= WHAT THE EXERCISE ASKS =
Keep to the lines between the one holding "The picture is" and the one holding "const axisTitle = 'residue index';", inclusive, and write them out exactly.

= SUPPLIED INFORMATION =

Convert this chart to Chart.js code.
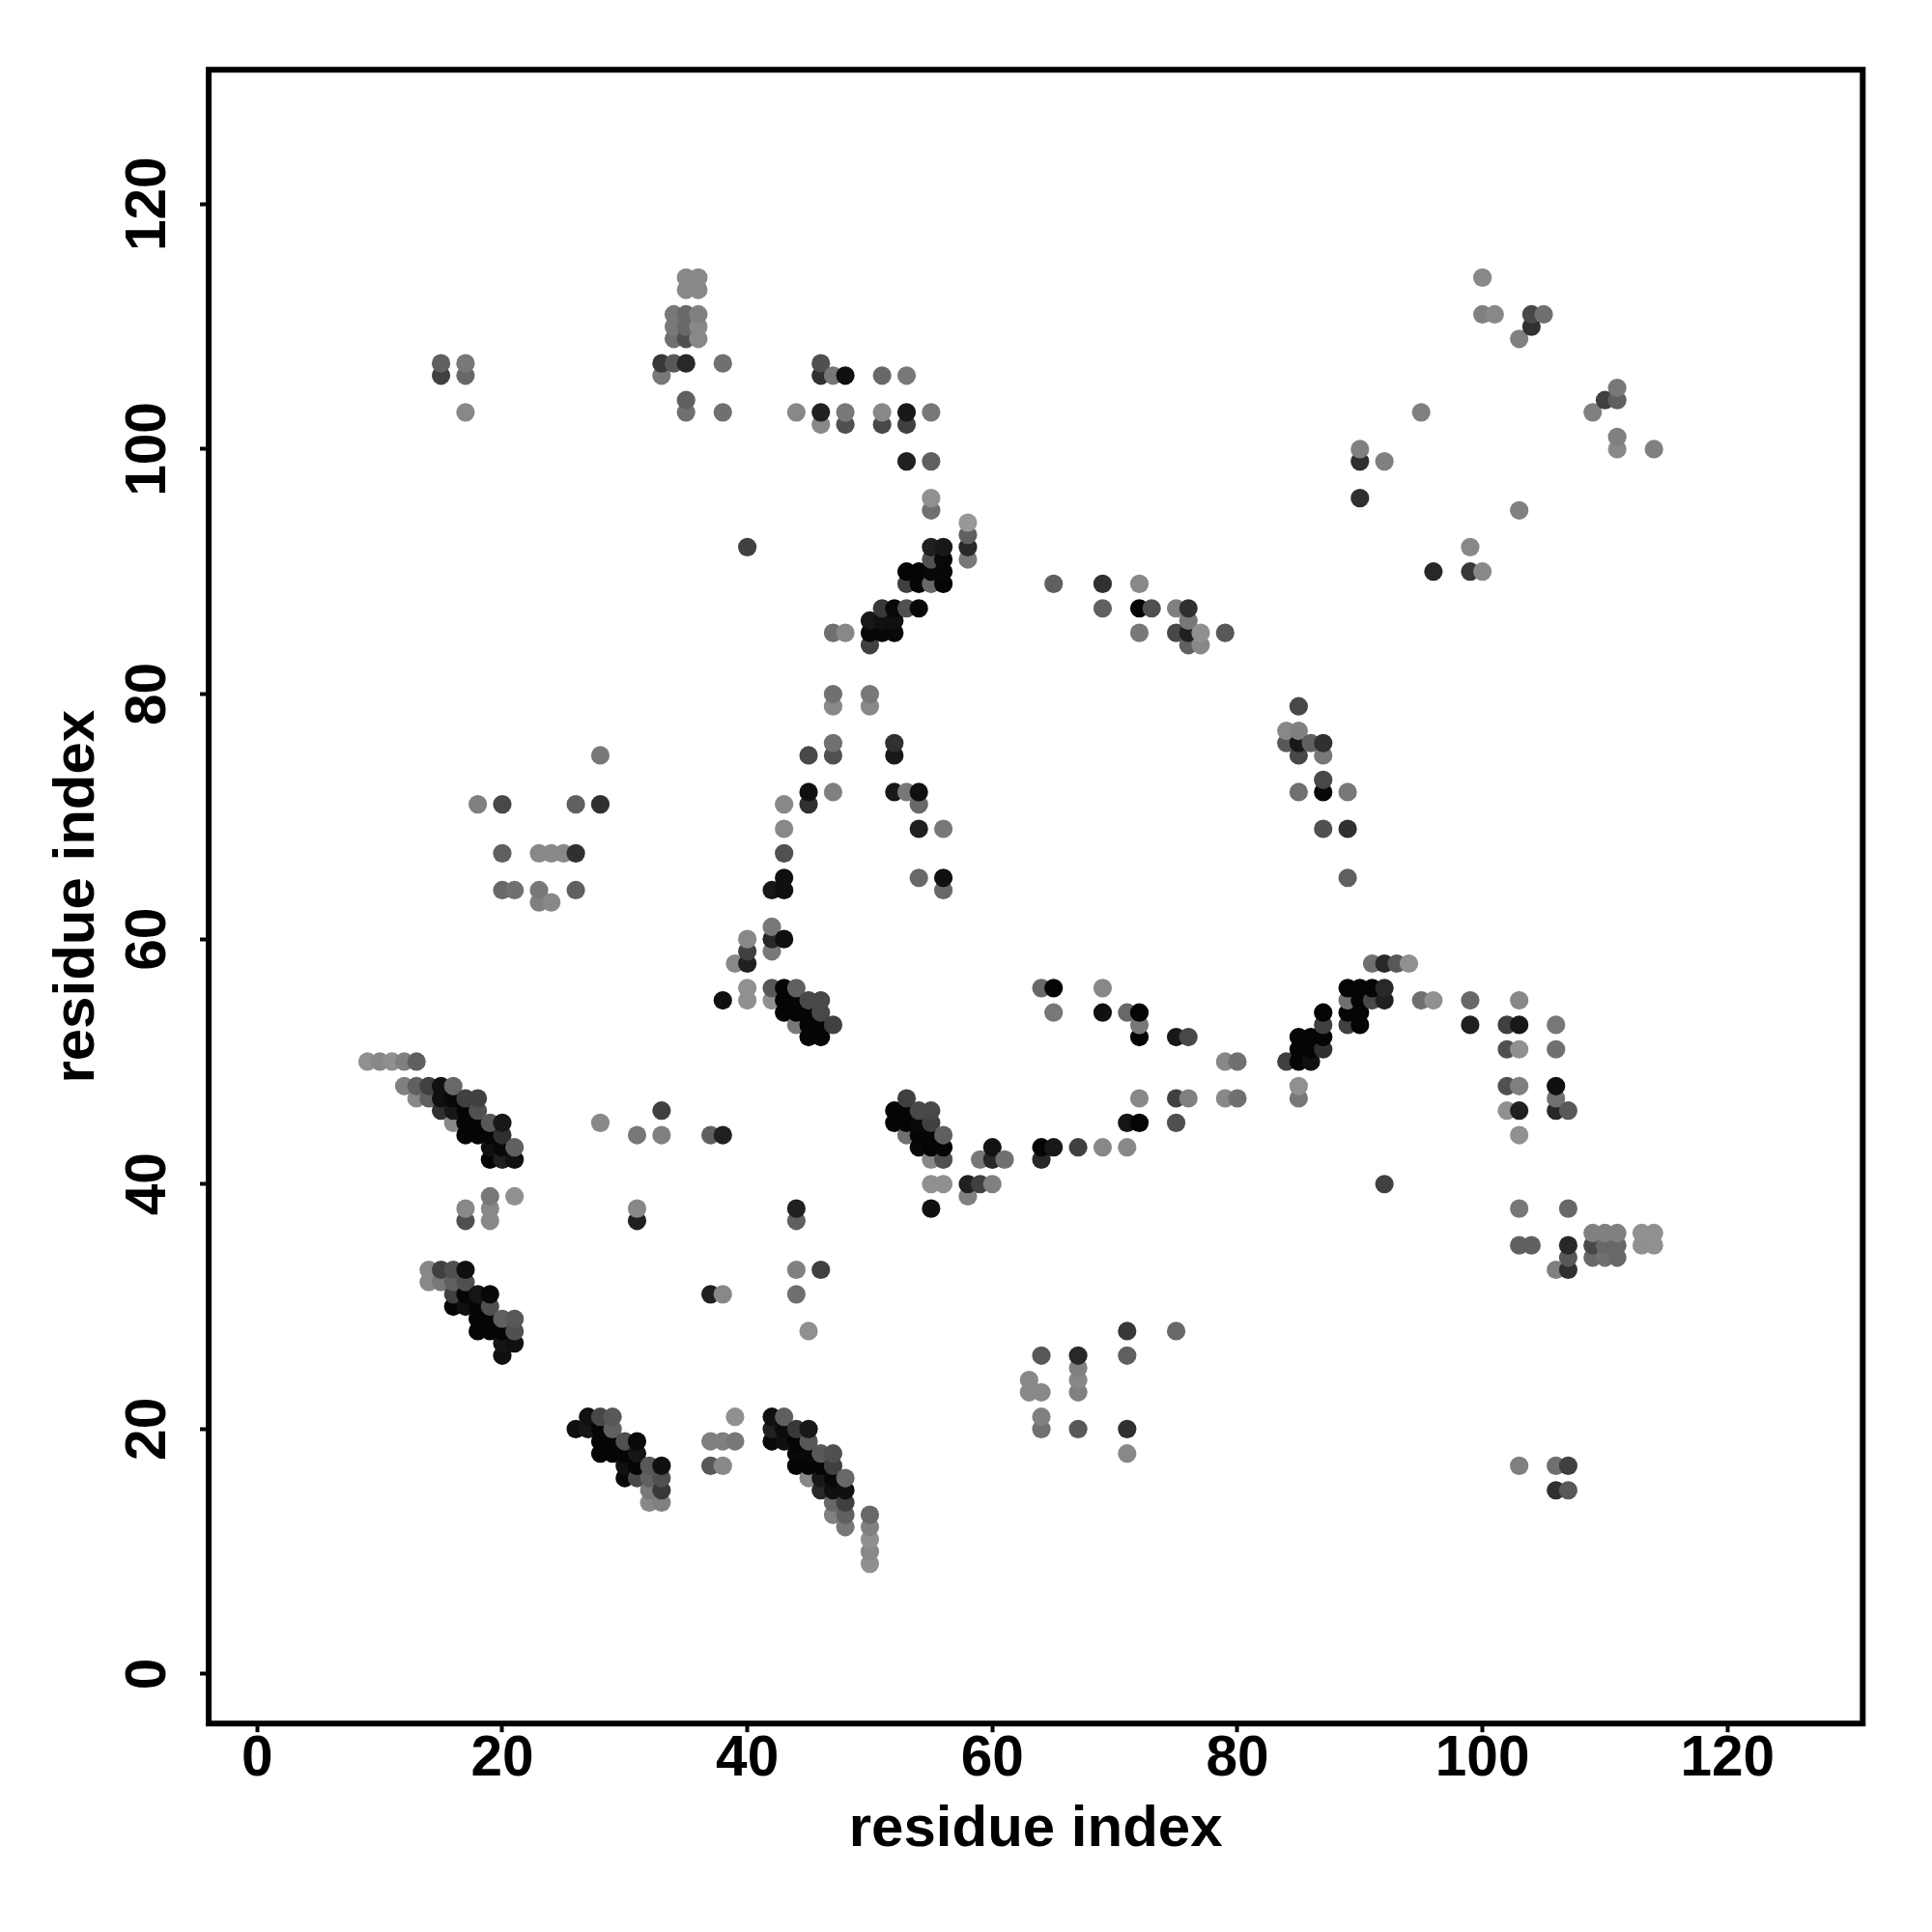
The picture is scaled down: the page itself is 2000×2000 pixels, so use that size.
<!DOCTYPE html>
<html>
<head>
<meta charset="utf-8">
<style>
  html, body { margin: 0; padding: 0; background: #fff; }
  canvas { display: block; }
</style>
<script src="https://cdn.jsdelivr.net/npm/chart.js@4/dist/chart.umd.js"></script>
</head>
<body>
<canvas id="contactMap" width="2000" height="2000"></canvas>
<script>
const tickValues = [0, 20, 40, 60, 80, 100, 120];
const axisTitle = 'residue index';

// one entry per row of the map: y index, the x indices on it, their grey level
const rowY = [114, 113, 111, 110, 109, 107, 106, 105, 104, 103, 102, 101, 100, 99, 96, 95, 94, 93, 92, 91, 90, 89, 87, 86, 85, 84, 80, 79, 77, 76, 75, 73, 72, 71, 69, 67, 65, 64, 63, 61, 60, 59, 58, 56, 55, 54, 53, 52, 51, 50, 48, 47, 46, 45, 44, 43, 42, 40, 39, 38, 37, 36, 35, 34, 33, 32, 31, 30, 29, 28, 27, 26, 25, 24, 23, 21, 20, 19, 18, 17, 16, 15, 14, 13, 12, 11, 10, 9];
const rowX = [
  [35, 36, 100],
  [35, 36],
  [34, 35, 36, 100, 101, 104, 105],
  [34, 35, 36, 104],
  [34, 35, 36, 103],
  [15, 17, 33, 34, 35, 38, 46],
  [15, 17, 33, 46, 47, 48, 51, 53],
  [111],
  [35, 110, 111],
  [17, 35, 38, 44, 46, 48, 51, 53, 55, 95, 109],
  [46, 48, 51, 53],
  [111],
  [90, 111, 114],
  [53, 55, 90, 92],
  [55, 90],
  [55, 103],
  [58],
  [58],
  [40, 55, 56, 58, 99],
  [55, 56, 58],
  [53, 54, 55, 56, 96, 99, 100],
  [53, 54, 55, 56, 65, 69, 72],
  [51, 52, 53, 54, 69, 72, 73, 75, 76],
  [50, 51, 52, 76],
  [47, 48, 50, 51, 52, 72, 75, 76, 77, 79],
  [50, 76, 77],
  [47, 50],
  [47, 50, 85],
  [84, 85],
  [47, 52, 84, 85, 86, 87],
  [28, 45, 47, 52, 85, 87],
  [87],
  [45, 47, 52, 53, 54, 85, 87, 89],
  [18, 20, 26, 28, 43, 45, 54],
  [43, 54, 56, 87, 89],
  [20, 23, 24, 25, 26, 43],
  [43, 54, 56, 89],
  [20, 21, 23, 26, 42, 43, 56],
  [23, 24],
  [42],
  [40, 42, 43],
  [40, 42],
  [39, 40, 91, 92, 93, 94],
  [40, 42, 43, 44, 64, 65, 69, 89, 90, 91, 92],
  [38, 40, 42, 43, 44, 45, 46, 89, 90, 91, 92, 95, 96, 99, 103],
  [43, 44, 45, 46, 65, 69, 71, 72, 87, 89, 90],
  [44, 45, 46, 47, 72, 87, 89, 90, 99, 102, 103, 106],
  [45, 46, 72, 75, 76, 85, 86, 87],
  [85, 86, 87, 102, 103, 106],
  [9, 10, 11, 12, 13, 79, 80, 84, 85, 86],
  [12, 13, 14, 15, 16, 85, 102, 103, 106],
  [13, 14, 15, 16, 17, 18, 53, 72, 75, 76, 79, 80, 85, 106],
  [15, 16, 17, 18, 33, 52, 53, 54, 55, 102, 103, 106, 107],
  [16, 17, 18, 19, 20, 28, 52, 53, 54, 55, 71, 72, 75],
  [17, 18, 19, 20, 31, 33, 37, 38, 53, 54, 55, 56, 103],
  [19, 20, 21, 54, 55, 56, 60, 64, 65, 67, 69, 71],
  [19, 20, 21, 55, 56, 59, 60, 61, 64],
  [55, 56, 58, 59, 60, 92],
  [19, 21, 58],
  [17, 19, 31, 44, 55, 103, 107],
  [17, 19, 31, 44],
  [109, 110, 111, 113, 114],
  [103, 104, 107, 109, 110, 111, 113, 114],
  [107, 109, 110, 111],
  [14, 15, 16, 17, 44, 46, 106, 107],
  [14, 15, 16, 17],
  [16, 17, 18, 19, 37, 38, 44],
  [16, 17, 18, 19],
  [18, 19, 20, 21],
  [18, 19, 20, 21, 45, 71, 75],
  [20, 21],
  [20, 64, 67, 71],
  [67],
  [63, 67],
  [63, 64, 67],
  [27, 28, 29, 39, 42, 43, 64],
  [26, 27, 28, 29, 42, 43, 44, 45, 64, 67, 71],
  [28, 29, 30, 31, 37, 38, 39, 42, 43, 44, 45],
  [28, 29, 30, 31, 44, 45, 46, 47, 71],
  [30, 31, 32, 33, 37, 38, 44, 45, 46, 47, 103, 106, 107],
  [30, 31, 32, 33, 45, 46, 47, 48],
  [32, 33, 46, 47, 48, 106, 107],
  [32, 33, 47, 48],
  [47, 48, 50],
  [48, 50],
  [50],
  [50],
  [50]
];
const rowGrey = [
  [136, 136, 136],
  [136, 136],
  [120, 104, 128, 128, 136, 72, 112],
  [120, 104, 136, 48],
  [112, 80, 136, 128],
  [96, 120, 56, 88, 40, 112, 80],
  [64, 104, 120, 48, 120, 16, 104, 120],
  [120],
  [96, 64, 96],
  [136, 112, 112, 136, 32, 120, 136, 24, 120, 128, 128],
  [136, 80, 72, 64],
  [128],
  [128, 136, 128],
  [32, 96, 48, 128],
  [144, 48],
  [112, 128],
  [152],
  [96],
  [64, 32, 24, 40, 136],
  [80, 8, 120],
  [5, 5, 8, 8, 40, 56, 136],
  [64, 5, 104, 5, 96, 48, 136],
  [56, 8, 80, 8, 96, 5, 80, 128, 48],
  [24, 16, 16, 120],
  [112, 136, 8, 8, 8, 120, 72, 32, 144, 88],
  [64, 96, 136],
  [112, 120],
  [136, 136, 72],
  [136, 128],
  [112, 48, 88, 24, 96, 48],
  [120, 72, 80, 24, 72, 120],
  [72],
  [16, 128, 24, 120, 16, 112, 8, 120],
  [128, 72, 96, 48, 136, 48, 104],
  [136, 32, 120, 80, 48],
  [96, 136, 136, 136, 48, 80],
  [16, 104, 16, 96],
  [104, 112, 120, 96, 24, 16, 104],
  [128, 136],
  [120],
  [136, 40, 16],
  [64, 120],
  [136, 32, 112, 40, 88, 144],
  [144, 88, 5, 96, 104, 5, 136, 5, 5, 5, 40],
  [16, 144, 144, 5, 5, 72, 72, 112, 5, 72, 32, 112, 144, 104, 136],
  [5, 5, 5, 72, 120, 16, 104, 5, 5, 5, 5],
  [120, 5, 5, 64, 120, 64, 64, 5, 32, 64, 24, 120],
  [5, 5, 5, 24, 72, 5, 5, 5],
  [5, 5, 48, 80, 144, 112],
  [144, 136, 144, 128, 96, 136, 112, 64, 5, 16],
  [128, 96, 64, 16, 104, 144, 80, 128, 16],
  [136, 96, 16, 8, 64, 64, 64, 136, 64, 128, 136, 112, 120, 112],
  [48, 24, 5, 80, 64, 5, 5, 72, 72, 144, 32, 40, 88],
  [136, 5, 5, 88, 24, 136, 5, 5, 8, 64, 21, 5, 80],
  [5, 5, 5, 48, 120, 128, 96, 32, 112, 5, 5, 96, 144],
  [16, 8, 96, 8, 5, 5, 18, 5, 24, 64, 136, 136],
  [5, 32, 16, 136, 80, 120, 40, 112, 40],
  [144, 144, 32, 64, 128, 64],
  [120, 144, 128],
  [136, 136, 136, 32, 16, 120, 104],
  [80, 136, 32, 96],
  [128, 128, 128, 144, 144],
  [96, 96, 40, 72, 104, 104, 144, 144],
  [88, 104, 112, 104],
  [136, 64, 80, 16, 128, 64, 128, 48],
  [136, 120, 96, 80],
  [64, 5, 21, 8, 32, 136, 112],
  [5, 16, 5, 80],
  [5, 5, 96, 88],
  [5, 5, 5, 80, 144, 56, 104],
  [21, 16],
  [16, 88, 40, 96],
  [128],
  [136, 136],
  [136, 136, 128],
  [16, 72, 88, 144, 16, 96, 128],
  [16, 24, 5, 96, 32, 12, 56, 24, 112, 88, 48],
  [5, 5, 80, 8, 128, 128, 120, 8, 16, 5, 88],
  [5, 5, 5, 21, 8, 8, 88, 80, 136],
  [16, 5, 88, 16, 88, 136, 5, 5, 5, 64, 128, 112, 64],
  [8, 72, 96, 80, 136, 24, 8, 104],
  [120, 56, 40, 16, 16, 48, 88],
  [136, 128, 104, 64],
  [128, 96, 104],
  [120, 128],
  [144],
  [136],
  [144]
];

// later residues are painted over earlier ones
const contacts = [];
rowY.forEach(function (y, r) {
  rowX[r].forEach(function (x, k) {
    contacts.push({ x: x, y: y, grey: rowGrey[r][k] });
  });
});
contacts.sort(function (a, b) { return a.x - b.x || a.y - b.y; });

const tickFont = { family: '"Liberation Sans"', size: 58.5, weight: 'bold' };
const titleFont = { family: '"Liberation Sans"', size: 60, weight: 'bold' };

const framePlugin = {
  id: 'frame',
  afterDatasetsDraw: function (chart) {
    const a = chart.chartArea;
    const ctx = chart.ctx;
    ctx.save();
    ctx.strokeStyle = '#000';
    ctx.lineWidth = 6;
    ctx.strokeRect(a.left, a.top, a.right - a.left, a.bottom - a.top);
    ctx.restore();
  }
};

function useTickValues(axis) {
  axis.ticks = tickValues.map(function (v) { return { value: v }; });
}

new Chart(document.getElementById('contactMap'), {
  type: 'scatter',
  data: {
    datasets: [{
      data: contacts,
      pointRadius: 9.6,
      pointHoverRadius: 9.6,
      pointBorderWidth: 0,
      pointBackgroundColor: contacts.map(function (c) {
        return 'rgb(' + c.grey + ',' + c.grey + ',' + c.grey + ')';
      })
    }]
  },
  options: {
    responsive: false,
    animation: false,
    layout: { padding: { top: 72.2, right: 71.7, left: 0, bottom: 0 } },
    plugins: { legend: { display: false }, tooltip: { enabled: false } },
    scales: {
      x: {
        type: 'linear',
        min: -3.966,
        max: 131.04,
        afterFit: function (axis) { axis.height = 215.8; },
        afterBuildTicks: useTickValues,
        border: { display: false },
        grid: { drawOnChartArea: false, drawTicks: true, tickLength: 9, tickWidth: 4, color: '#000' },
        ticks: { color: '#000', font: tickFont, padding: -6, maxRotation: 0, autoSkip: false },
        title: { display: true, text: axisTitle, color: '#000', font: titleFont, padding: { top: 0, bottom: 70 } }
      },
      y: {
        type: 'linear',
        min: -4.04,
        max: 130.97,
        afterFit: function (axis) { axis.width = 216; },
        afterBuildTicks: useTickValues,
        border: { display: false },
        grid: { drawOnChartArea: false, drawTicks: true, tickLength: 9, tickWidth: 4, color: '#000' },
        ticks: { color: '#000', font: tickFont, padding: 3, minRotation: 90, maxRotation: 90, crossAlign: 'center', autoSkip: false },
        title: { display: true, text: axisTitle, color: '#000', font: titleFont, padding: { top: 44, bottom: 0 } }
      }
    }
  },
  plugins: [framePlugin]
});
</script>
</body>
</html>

= FINISHED ANSWER =
The picture is scaled down: the page itself is 2000×2000 pixels, so use that size.
<!DOCTYPE html>
<html>
<head>
<meta charset="utf-8">
<style>
  html, body { margin: 0; padding: 0; background: #fff; }
  canvas { display: block; }
</style>
<script src="https://cdn.jsdelivr.net/npm/chart.js@4/dist/chart.umd.js"></script>
</head>
<body>
<canvas id="contactMap" width="2000" height="2000"></canvas>
<script>
const tickValues = [0, 20, 40, 60, 80, 100, 120];
const axisTitle = 'residue index';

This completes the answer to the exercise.